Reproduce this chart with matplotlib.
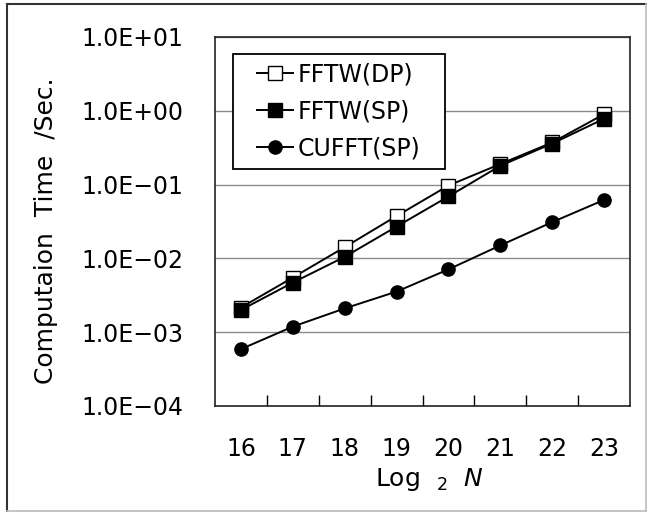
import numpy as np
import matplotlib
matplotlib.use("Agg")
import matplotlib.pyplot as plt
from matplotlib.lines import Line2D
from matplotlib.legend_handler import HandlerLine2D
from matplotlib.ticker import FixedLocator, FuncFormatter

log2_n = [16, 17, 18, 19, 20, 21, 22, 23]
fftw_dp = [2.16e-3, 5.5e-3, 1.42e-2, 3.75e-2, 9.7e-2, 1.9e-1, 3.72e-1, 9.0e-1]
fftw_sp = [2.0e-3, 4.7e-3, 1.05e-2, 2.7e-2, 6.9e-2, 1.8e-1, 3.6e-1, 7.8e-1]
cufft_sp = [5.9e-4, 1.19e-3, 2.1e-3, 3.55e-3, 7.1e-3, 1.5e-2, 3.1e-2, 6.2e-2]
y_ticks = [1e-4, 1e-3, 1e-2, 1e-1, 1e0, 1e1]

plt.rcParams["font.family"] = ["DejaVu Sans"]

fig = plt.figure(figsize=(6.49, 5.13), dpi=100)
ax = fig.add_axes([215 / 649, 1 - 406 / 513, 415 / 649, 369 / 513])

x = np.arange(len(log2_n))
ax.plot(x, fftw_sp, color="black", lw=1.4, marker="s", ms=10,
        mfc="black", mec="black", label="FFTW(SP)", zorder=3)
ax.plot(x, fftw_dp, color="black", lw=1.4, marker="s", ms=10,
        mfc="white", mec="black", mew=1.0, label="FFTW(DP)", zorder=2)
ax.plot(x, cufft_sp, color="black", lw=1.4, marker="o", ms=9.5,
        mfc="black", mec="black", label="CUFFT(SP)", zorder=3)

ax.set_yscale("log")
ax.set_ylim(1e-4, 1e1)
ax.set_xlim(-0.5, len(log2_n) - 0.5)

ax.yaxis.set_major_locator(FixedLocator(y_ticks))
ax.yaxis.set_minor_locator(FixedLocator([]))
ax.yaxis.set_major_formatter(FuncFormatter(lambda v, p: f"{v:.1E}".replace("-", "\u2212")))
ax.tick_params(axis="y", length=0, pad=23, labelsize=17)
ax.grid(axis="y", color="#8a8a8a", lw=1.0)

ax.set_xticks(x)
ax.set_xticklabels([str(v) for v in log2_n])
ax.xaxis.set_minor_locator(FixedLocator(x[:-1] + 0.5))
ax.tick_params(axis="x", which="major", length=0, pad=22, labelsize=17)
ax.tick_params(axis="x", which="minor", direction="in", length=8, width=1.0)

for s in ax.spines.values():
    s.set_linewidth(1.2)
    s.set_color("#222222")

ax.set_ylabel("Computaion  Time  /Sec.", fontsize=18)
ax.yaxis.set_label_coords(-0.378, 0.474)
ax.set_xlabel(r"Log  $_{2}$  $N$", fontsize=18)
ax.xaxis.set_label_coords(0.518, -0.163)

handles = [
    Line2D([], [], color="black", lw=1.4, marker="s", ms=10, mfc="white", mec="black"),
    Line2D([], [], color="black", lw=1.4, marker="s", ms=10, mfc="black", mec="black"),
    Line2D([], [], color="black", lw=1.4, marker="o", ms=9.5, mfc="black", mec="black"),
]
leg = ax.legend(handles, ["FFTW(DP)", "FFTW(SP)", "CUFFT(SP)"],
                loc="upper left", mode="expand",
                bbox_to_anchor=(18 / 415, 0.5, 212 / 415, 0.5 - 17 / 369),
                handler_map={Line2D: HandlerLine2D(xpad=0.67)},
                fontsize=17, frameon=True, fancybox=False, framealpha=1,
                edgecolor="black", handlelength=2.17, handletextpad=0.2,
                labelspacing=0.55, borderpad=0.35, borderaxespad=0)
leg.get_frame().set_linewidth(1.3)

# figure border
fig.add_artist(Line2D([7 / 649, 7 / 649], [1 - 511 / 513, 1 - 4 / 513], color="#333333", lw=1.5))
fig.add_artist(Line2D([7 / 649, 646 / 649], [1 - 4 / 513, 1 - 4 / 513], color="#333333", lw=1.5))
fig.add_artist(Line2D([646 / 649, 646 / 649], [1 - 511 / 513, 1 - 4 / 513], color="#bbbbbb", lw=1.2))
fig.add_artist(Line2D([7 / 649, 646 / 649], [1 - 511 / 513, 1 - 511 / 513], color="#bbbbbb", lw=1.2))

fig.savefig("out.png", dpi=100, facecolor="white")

◇ ◇ ◇ ◇ ◇

* **Task instructions**: Without the pictures, please reproduce each line of the listing above exactly, from the first one through the line bearing "ax.xaxis.set_label_coords(0.518, -0.163)".

* **Answer for this exercise**:
Reproduce this chart with matplotlib.
import numpy as np
import matplotlib
matplotlib.use("Agg")
import matplotlib.pyplot as plt
from matplotlib.lines import Line2D
from matplotlib.legend_handler import HandlerLine2D
from matplotlib.ticker import FixedLocator, FuncFormatter

log2_n = [16, 17, 18, 19, 20, 21, 22, 23]
fftw_dp = [2.16e-3, 5.5e-3, 1.42e-2, 3.75e-2, 9.7e-2, 1.9e-1, 3.72e-1, 9.0e-1]
fftw_sp = [2.0e-3, 4.7e-3, 1.05e-2, 2.7e-2, 6.9e-2, 1.8e-1, 3.6e-1, 7.8e-1]
cufft_sp = [5.9e-4, 1.19e-3, 2.1e-3, 3.55e-3, 7.1e-3, 1.5e-2, 3.1e-2, 6.2e-2]
y_ticks = [1e-4, 1e-3, 1e-2, 1e-1, 1e0, 1e1]

plt.rcParams["font.family"] = ["DejaVu Sans"]

fig = plt.figure(figsize=(6.49, 5.13), dpi=100)
ax = fig.add_axes([215 / 649, 1 - 406 / 513, 415 / 649, 369 / 513])

x = np.arange(len(log2_n))
ax.plot(x, fftw_sp, color="black", lw=1.4, marker="s", ms=10,
        mfc="black", mec="black", label="FFTW(SP)", zorder=3)
ax.plot(x, fftw_dp, color="black", lw=1.4, marker="s", ms=10,
        mfc="white", mec="black", mew=1.0, label="FFTW(DP)", zorder=2)
ax.plot(x, cufft_sp, color="black", lw=1.4, marker="o", ms=9.5,
        mfc="black", mec="black", label="CUFFT(SP)", zorder=3)

ax.set_yscale("log")
ax.set_ylim(1e-4, 1e1)
ax.set_xlim(-0.5, len(log2_n) - 0.5)

ax.yaxis.set_major_locator(FixedLocator(y_ticks))
ax.yaxis.set_minor_locator(FixedLocator([]))
ax.yaxis.set_major_formatter(FuncFormatter(lambda v, p: f"{v:.1E}".replace("-", "\u2212")))
ax.tick_params(axis="y", length=0, pad=23, labelsize=17)
ax.grid(axis="y", color="#8a8a8a", lw=1.0)

ax.set_xticks(x)
ax.set_xticklabels([str(v) for v in log2_n])
ax.xaxis.set_minor_locator(FixedLocator(x[:-1] + 0.5))
ax.tick_params(axis="x", which="major", length=0, pad=22, labelsize=17)
ax.tick_params(axis="x", which="minor", direction="in", length=8, width=1.0)

for s in ax.spines.values():
    s.set_linewidth(1.2)
    s.set_color("#222222")

ax.set_ylabel("Computaion  Time  /Sec.", fontsize=18)
ax.yaxis.set_label_coords(-0.378, 0.474)
ax.set_xlabel(r"Log  $_{2}$  $N$", fontsize=18)
ax.xaxis.set_label_coords(0.518, -0.163)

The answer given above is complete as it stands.